- **Task instructions**: All of the material should be reproduced exactly, with pictures left out.

- **Source records**:
+--

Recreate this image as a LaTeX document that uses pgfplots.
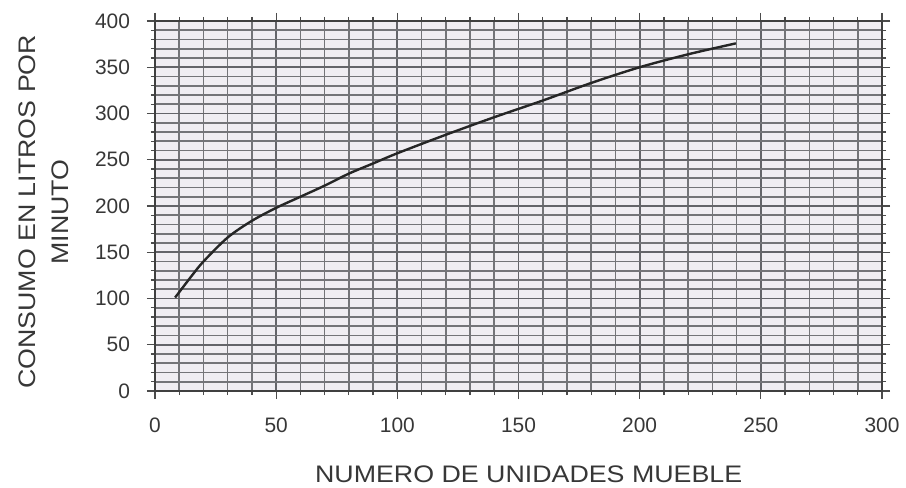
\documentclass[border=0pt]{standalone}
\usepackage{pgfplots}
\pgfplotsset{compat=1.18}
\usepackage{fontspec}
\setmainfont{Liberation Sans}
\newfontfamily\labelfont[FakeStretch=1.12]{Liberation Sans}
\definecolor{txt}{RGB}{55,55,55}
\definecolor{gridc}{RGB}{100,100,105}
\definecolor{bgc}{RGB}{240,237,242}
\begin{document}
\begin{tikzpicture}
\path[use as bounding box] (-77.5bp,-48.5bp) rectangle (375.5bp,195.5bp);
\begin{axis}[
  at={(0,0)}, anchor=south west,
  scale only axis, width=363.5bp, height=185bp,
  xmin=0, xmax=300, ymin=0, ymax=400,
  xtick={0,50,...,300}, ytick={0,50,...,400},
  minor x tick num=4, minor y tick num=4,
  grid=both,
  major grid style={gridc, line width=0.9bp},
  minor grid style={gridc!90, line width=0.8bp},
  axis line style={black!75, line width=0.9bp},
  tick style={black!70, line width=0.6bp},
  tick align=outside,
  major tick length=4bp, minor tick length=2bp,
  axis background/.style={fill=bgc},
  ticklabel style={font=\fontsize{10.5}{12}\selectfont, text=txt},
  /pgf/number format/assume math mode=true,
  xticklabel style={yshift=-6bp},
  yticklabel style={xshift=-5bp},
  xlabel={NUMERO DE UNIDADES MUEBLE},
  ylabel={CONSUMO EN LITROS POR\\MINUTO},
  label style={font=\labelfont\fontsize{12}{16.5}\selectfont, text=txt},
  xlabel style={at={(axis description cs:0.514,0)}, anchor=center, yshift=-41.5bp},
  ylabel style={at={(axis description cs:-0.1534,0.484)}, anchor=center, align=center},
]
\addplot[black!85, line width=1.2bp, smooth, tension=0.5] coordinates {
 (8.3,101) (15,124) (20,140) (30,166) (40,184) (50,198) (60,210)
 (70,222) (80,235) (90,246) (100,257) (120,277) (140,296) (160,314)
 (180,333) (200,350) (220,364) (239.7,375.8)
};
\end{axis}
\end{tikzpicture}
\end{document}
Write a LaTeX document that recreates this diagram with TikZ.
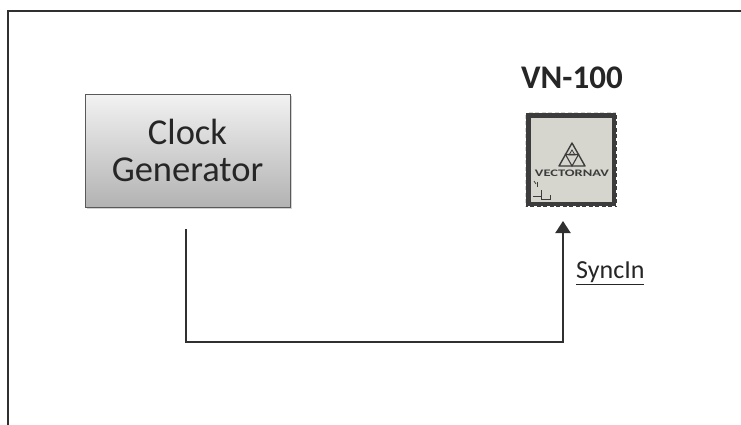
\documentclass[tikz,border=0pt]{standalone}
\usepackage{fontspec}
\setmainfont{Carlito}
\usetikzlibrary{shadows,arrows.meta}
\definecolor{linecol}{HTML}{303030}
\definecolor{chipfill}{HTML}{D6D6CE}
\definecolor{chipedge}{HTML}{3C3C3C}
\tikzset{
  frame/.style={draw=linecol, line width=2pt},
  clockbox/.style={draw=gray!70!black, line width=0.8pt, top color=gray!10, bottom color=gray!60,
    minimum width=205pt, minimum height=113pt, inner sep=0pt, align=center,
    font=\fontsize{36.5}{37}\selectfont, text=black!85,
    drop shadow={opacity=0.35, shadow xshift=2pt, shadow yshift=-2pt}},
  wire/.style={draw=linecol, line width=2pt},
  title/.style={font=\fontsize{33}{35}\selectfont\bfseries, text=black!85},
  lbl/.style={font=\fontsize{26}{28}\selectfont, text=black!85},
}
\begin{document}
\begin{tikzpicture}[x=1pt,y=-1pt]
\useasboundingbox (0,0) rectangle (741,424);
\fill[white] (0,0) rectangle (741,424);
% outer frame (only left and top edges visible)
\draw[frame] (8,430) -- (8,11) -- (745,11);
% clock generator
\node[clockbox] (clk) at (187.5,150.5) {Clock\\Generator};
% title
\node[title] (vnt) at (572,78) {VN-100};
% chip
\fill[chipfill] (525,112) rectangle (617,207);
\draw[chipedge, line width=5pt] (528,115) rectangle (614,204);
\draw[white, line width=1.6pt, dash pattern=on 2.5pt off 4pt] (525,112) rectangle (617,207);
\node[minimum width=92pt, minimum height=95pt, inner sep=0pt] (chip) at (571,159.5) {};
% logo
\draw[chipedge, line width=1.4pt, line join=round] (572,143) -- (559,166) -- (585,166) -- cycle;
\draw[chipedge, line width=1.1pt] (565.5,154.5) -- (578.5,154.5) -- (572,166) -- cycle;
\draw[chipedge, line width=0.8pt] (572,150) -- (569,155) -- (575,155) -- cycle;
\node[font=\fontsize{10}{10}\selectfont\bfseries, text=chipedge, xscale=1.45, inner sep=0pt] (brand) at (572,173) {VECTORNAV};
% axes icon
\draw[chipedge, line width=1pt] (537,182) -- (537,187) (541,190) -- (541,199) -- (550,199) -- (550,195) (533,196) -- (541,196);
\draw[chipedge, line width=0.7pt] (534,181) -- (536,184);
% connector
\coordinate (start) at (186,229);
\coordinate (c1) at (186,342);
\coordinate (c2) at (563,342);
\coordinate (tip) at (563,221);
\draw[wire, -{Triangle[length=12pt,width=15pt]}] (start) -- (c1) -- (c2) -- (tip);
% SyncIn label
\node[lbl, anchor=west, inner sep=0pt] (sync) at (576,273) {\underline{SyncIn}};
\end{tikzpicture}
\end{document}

+--

- **Solution below**:
Recreate this image as a LaTeX document that uses pgfplots.
\documentclass[border=0pt]{standalone}
\usepackage{pgfplots}
\pgfplotsset{compat=1.18}
\usepackage{fontspec}
\setmainfont{Liberation Sans}
\newfontfamily\labelfont[FakeStretch=1.12]{Liberation Sans}
\definecolor{txt}{RGB}{55,55,55}
\definecolor{gridc}{RGB}{100,100,105}
\definecolor{bgc}{RGB}{240,237,242}
\begin{document}
\begin{tikzpicture}
\path[use as bounding box] (-77.5bp,-48.5bp) rectangle (375.5bp,195.5bp);
\begin{axis}[
  at={(0,0)}, anchor=south west,
  scale only axis, width=363.5bp, height=185bp,
  xmin=0, xmax=300, ymin=0, ymax=400,
  xtick={0,50,...,300}, ytick={0,50,...,400},
  minor x tick num=4, minor y tick num=4,
  grid=both,
  major grid style={gridc, line width=0.9bp},
  minor grid style={gridc!90, line width=0.8bp},
  axis line style={black!75, line width=0.9bp},
  tick style={black!70, line width=0.6bp},
  tick align=outside,
  major tick length=4bp, minor tick length=2bp,
  axis background/.style={fill=bgc},
  ticklabel style={font=\fontsize{10.5}{12}\selectfont, text=txt},
  /pgf/number format/assume math mode=true,
  xticklabel style={yshift=-6bp},
  yticklabel style={xshift=-5bp},
  xlabel={NUMERO DE UNIDADES MUEBLE},
  ylabel={CONSUMO EN LITROS POR\\MINUTO},
  label style={font=\labelfont\fontsize{12}{16.5}\selectfont, text=txt},
  xlabel style={at={(axis description cs:0.514,0)}, anchor=center, yshift=-41.5bp},
  ylabel style={at={(axis description cs:-0.1534,0.484)}, anchor=center, align=center},
]
\addplot[black!85, line width=1.2bp, smooth, tension=0.5] coordinates {
 (8.3,101) (15,124) (20,140) (30,166) (40,184) (50,198) (60,210)
 (70,222) (80,235) (90,246) (100,257) (120,277) (140,296) (160,314)
 (180,333) (200,350) (220,364) (239.7,375.8)
};
\end{axis}
\end{tikzpicture}
\end{document}
Write a LaTeX document that recreates this diagram with TikZ.
\documentclass[tikz,border=0pt]{standalone}
\usepackage{fontspec}
\setmainfont{Carlito}
\usetikzlibrary{shadows,arrows.meta}
\definecolor{linecol}{HTML}{303030}
\definecolor{chipfill}{HTML}{D6D6CE}
\definecolor{chipedge}{HTML}{3C3C3C}
\tikzset{
  frame/.style={draw=linecol, line width=2pt},
  clockbox/.style={draw=gray!70!black, line width=0.8pt, top color=gray!10, bottom color=gray!60,
    minimum width=205pt, minimum height=113pt, inner sep=0pt, align=center,
    font=\fontsize{36.5}{37}\selectfont, text=black!85,
    drop shadow={opacity=0.35, shadow xshift=2pt, shadow yshift=-2pt}},
  wire/.style={draw=linecol, line width=2pt},
  title/.style={font=\fontsize{33}{35}\selectfont\bfseries, text=black!85},
  lbl/.style={font=\fontsize{26}{28}\selectfont, text=black!85},
}
\begin{document}
\begin{tikzpicture}[x=1pt,y=-1pt]
\useasboundingbox (0,0) rectangle (741,424);
\fill[white] (0,0) rectangle (741,424);
% outer frame (only left and top edges visible)
\draw[frame] (8,430) -- (8,11) -- (745,11);
% clock generator
\node[clockbox] (clk) at (187.5,150.5) {Clock\\Generator};
% title
\node[title] (vnt) at (572,78) {VN-100};
% chip
\fill[chipfill] (525,112) rectangle (617,207);
\draw[chipedge, line width=5pt] (528,115) rectangle (614,204);
\draw[white, line width=1.6pt, dash pattern=on 2.5pt off 4pt] (525,112) rectangle (617,207);
\node[minimum width=92pt, minimum height=95pt, inner sep=0pt] (chip) at (571,159.5) {};
% logo
\draw[chipedge, line width=1.4pt, line join=round] (572,143) -- (559,166) -- (585,166) -- cycle;
\draw[chipedge, line width=1.1pt] (565.5,154.5) -- (578.5,154.5) -- (572,166) -- cycle;
\draw[chipedge, line width=0.8pt] (572,150) -- (569,155) -- (575,155) -- cycle;
\node[font=\fontsize{10}{10}\selectfont\bfseries, text=chipedge, xscale=1.45, inner sep=0pt] (brand) at (572,173) {VECTORNAV};
% axes icon
\draw[chipedge, line width=1pt] (537,182) -- (537,187) (541,190) -- (541,199) -- (550,199) -- (550,195) (533,196) -- (541,196);
\draw[chipedge, line width=0.7pt] (534,181) -- (536,184);
% connector
\coordinate (start) at (186,229);
\coordinate (c1) at (186,342);
\coordinate (c2) at (563,342);
\coordinate (tip) at (563,221);
\draw[wire, -{Triangle[length=12pt,width=15pt]}] (start) -- (c1) -- (c2) -- (tip);
% SyncIn label
\node[lbl, anchor=west, inner sep=0pt] (sync) at (576,273) {\underline{SyncIn}};
\end{tikzpicture}
\end{document}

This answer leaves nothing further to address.